The Costs of Cognitive Labor

Any working mother knows that labor comes in many forms: paid, unpaid, manual, emotional, cognitive. She also knows that most if not all of these are not divided equally in a heterosexual relationship, especially when there are kids involved. Today, I want to talk about cognitive labor—what it is, how it adversely affects professional women and their romantic relationship, and a possible solution.

What is cognitive labor?

When it comes to running a household, moms are more likely than not to be the ones planning and organizing activities like playdates, vacations, childcare, and family visits. They’re running through the practicalities of the household—shopping lists, maintenance to-dos, the timing to get those done. That’s the cognitive side of labor. The emotional labor associated with these is managing the family’s emotions, such as helping a child through a tantrum or anticipating the next parent-teacher conference. Taken together, the mom is taking on the preparation, organization, and range of emotions it takes to run a household and alleviate future risk.

What does this mean for a woman’s job?

Women, whether they’re in a C-suite role or a part-time one, often find ways to have a more flexible schedule when kids are involved, so they are more acutely aware of which child is growing out of their clothes or has a test coming up. She therefore thinks about these more often—including when she’s at work. Many women, even if they are the breadwinner or in a top-level position, can be forced to put full-time or part-time work on the back burner when faced with increasing stress at home. This widens the gender pay gap, as women are less likely to get raises or promotions after having kids. With competing priorities, she may not be able to put in extra hours or go after a new role. There’s also the possibility of leaving the workforce altogether—something we’ve seen happen more often since the pandemic started.
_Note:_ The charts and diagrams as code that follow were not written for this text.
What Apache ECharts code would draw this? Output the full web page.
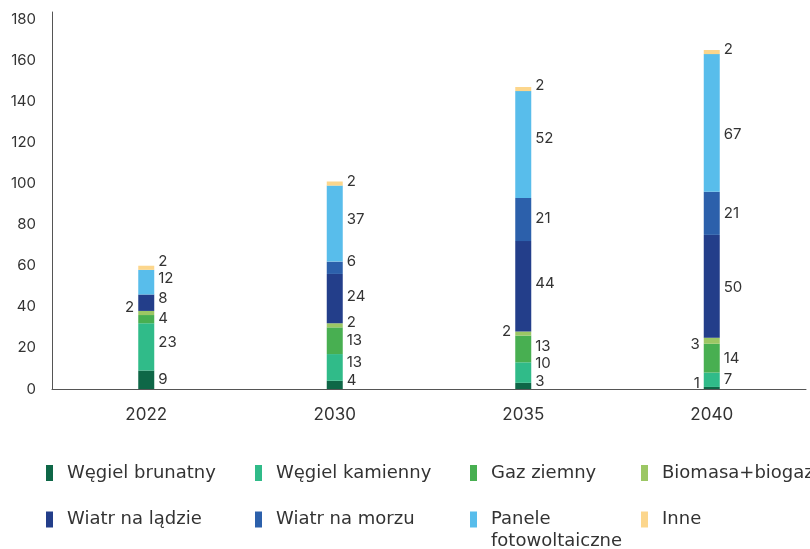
<!DOCTYPE html>
<html>
<head>
<meta charset="utf-8">
<script src="https://cdn.jsdelivr.net/npm/echarts@6/dist/echarts.min.js"></script>
<style>
  html, body { margin: 0; padding: 0; background: #ffffff; }
  #chart { width: 810px; height: 549px; }
</style>
</head>
<body>
<div id="chart"></div>
<script>
// Installed capacity by source (GW), stacked per year
const years = ['2022', '2030', '2035', '2040'];
const yTicks = [0, 20, 40, 60, 80, 100, 120, 140, 160, 180];

const seriesNames = [
  'Węgiel brunatny', 'Węgiel kamienny', 'Gaz ziemny', 'Biomasa+biogaz',
  'Wiatr na lądzie', 'Wiatr na morzu', 'Panele fotowoltaiczne', 'Inne'
];

const wegielBrunatny = [9, 4, 3, 1];
const wegielKamienny = [23, 13, 10, 7];
const gazZiemny      = [4, 13, 13, 14];
const biomasaBiogaz  = [2, 2, 2, 3];
const wiatrLad       = [8, 24, 44, 50];
const wiatrMorze     = [0, 6, 21, 21];
const panelePV       = [12, 37, 52, 67];
const inne           = [2, 2, 2, 2];

const seriesValues = [
  wegielBrunatny, wegielKamienny, gazZiemny, biomasaBiogaz,
  wiatrLad, wiatrMorze, panelePV, inne
];

const colors = [
  '#0e6747', '#30bb89', '#48af51', '#9cc764',
  '#233e8a', '#2c60ab', '#58bdeb', '#fcd68c'
];

// Value labels: side of the bar and vertical nudge (px), per series / year
const labelLeft = {
  '0-3': true,              // Węgiel brunatny 2040
  '3-0': true, '3-2': true, '3-3': true   // Biomasa+biogaz
};
const labelDy = [
  [0, -4, -4, -4.5],
  [-4, -4.5, -9, 0],
  [-1, 0, -2, 0],
  [-5, -2.5, -2.5, 4],
  [-4.5, -2.5, -3, 1],
  [0, -6, -1, 0],
  [-4, -4.5, -6, 12],
  [-6, -2.5, -4, -3]
];

const labelFont = 'Inter, "Noto Sans", sans-serif';

const series = seriesNames.map((name, s) => ({
  name: name,
  type: 'bar',
  stack: 'total',
  barWidth: 16,
  itemStyle: { color: colors[s] },
  emphasis: { disabled: true },
  data: seriesValues[s].map((v, i) => {
    const left = !!labelLeft[s + '-' + i];
    return {
      value: v,
      label: {
        show: v > 0,
        position: left ? 'left' : 'right',
        distance: 4,
        offset: [0, labelDy[s][i]],
        color: '#333333',
        fontSize: 15,
        fontFamily: labelFont
      }
    };
  })
}));

// Legend laid out as a 4 x 2 grid: one legend component per entry
const legendCols = [46, 255, 470, 641];
const legendRows = [473, 519.5];   // marker centre y
const legendFont = '"DejaVu Sans", sans-serif';
const legends = seriesNames.map((name, s) => {
  const col = s % 4, row = Math.floor(s / 4);
  const multi = name === 'Panele fotowoltaiczne';
  const lineH = 22;
  const blockH = multi ? lineH * 3 : lineH;
  return {
    data: [name],
    left: legendCols[col],
    top: legendRows[row] - blockH / 2,
    padding: 0,
    icon: 'rect',
    itemWidth: 7,
    itemHeight: 16,
    itemGap: 0,
    selectedMode: false,
    formatter: multi ? () => ' \nPanele\nfotowoltaiczne' : '{name}',
    textStyle: {
      color: '#333333',
      fontSize: 18,
      fontFamily: legendFont,
      lineHeight: lineH,
      padding: [0, 0, 0, 9]
    }
  };
});

const chart = echarts.init(document.getElementById('chart'), null, { renderer: 'canvas' });
chart.setOption({
  animation: false,
  backgroundColor: '#ffffff',
  grid: { left: 52, right: 4, top: 12, bottom: 160, containLabel: false },
  legend: legends,
  xAxis: {
    type: 'category',
    data: years,
    axisLine: { show: true, lineStyle: { color: '#555555', width: 1 } },
    axisTick: { show: false },
    axisLabel: {
      color: '#333333',
      fontSize: 17,
      fontFamily: labelFont,
      margin: 17
    }
  },
  yAxis: {
    type: 'value',
    min: yTicks[0],
    max: 183.5,
    interval: yTicks[1] - yTicks[0],
    axisLine: { show: true, lineStyle: { color: '#555555', width: 1 } },
    axisTick: { show: false },
    splitLine: { show: false },
    axisLabel: {
      color: '#333333',
      fontSize: 15,
      fontFamily: labelFont,
      margin: 16,
      showMaxLabel: false,
      formatter: (v) => (yTicks.indexOf(v) >= 0 ? String(v) : '')
    }
  },
  series: series
});
</script>
</body>
</html>
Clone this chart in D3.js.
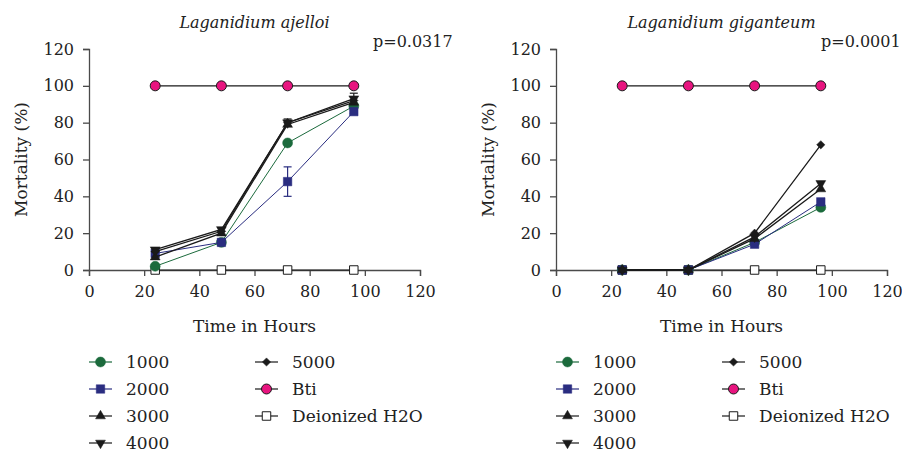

What does this mean for a relationship?

A lot. While gender norms are being challenged more and more by younger generations, they remain pretty solidly in place for many heterosexual couples. A couple may make decisions together, but it’s often the mom who does the research and legwork leading up to the couple being able to make an informed decision. She’s often on the hook to do this work simply because all of us have been led to believe that women are naturally more organized. To be clear, this has been proven incorrect more than once

When women take on the majority of cognitive labor, it can affect everything from the ability to community in a health manner to the couple’s sex life. An unequal distribution of labor could pave the way to larger issues down the line.

What can women do?

Regular, healthy communication is key to helping share how you’re feeling and your expectations for what should change. A more immediate, concrete action to take, however, is much less complex: do less. It’s much easier said than done, of course, and will lead to more stress up front. But often, sitting out on a basic task will have a longer-lasting and more positive impact down the line. If you don’t plan out every detail or do every minor task, your partner will see the negative consequences that come from not helping and will eventually learn to help out more over time. Sticking to your guns through this initial change will ultimately lead to more time for yourself—and less worrying.